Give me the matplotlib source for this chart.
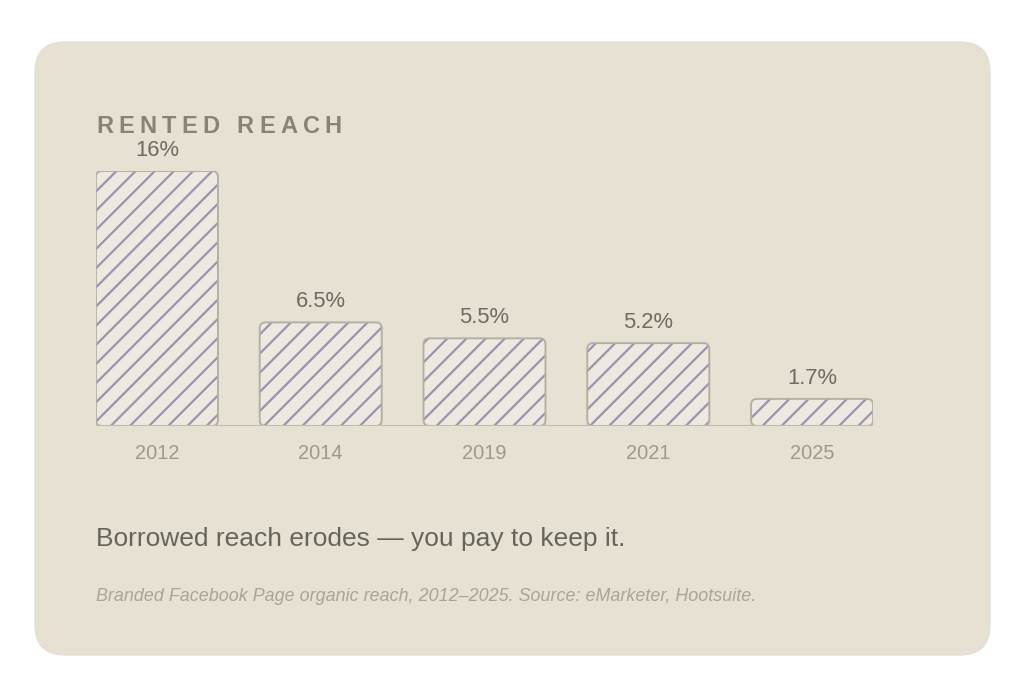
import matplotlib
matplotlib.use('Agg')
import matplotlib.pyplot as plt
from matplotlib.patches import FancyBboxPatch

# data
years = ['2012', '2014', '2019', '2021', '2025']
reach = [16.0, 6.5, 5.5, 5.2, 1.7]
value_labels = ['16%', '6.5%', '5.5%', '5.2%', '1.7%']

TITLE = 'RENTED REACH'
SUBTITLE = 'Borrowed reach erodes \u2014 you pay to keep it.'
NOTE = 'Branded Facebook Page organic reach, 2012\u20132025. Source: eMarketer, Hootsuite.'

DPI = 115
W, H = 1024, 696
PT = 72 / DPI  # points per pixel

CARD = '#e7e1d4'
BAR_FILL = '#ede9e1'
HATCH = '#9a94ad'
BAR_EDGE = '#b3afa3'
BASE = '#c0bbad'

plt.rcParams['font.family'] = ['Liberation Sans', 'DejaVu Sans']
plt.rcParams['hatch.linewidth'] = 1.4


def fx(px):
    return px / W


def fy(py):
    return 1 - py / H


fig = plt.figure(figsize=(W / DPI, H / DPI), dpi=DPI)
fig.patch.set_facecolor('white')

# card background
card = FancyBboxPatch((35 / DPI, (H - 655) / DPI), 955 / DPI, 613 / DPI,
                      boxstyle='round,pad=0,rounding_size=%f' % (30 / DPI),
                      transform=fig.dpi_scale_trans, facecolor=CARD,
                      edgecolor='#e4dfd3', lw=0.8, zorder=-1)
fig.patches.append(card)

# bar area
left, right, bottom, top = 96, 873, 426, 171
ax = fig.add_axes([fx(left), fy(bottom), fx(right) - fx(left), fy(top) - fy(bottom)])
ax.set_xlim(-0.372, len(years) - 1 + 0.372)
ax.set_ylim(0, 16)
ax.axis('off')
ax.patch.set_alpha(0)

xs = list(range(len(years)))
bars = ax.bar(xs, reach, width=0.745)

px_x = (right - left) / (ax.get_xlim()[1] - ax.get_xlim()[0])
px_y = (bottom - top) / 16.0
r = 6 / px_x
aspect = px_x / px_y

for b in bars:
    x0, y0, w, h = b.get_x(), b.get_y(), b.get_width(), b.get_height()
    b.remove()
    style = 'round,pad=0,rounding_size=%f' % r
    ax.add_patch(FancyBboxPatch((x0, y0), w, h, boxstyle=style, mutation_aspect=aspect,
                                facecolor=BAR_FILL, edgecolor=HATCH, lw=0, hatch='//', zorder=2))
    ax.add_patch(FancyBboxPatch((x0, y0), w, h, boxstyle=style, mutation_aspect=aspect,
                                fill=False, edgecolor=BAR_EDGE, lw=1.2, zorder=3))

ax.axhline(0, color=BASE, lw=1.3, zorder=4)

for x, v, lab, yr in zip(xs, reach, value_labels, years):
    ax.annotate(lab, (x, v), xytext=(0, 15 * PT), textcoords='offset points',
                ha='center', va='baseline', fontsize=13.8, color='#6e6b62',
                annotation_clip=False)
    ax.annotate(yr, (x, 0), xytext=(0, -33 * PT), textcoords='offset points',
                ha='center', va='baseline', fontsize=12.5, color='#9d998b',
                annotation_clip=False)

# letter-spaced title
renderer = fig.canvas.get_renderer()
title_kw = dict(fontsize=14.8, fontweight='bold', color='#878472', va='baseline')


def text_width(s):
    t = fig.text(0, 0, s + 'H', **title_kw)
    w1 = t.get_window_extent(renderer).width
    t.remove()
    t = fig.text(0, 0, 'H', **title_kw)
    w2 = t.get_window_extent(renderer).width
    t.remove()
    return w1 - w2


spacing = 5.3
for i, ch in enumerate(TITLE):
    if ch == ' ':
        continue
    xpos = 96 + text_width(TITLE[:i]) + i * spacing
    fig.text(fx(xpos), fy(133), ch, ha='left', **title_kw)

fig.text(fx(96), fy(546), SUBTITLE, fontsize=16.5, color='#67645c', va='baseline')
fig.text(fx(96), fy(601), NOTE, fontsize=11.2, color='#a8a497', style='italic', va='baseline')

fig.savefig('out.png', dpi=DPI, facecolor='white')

--

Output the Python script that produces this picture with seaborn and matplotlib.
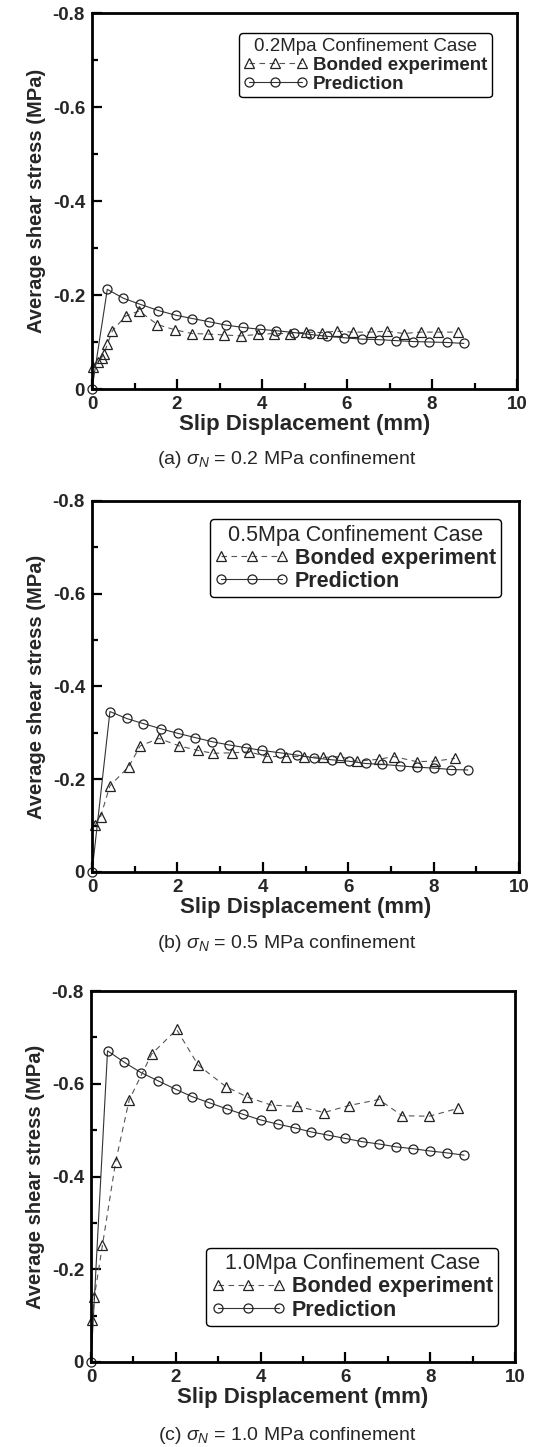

> **Requirements**
Retype exactly the lines from the one with "Give me the matplotlib source for this chart." through the one with "ax.axhline(0, color=BASE, lw=1.3, zorder=4)", both included, and nothing else; leave out the pictures.

> **Answer to the task**
Give me the matplotlib source for this chart.
import matplotlib
matplotlib.use('Agg')
import matplotlib.pyplot as plt
from matplotlib.patches import FancyBboxPatch

# data
years = ['2012', '2014', '2019', '2021', '2025']
reach = [16.0, 6.5, 5.5, 5.2, 1.7]
value_labels = ['16%', '6.5%', '5.5%', '5.2%', '1.7%']

TITLE = 'RENTED REACH'
SUBTITLE = 'Borrowed reach erodes \u2014 you pay to keep it.'
NOTE = 'Branded Facebook Page organic reach, 2012\u20132025. Source: eMarketer, Hootsuite.'

DPI = 115
W, H = 1024, 696
PT = 72 / DPI  # points per pixel

CARD = '#e7e1d4'
BAR_FILL = '#ede9e1'
HATCH = '#9a94ad'
BAR_EDGE = '#b3afa3'
BASE = '#c0bbad'

plt.rcParams['font.family'] = ['Liberation Sans', 'DejaVu Sans']
plt.rcParams['hatch.linewidth'] = 1.4


def fx(px):
    return px / W


def fy(py):
    return 1 - py / H


fig = plt.figure(figsize=(W / DPI, H / DPI), dpi=DPI)
fig.patch.set_facecolor('white')

# card background
card = FancyBboxPatch((35 / DPI, (H - 655) / DPI), 955 / DPI, 613 / DPI,
                      boxstyle='round,pad=0,rounding_size=%f' % (30 / DPI),
                      transform=fig.dpi_scale_trans, facecolor=CARD,
                      edgecolor='#e4dfd3', lw=0.8, zorder=-1)
fig.patches.append(card)

# bar area
left, right, bottom, top = 96, 873, 426, 171
ax = fig.add_axes([fx(left), fy(bottom), fx(right) - fx(left), fy(top) - fy(bottom)])
ax.set_xlim(-0.372, len(years) - 1 + 0.372)
ax.set_ylim(0, 16)
ax.axis('off')
ax.patch.set_alpha(0)

xs = list(range(len(years)))
bars = ax.bar(xs, reach, width=0.745)

px_x = (right - left) / (ax.get_xlim()[1] - ax.get_xlim()[0])
px_y = (bottom - top) / 16.0
r = 6 / px_x
aspect = px_x / px_y

for b in bars:
    x0, y0, w, h = b.get_x(), b.get_y(), b.get_width(), b.get_height()
    b.remove()
    style = 'round,pad=0,rounding_size=%f' % r
    ax.add_patch(FancyBboxPatch((x0, y0), w, h, boxstyle=style, mutation_aspect=aspect,
                                facecolor=BAR_FILL, edgecolor=HATCH, lw=0, hatch='//', zorder=2))
    ax.add_patch(FancyBboxPatch((x0, y0), w, h, boxstyle=style, mutation_aspect=aspect,
                                fill=False, edgecolor=BAR_EDGE, lw=1.2, zorder=3))

ax.axhline(0, color=BASE, lw=1.3, zorder=4)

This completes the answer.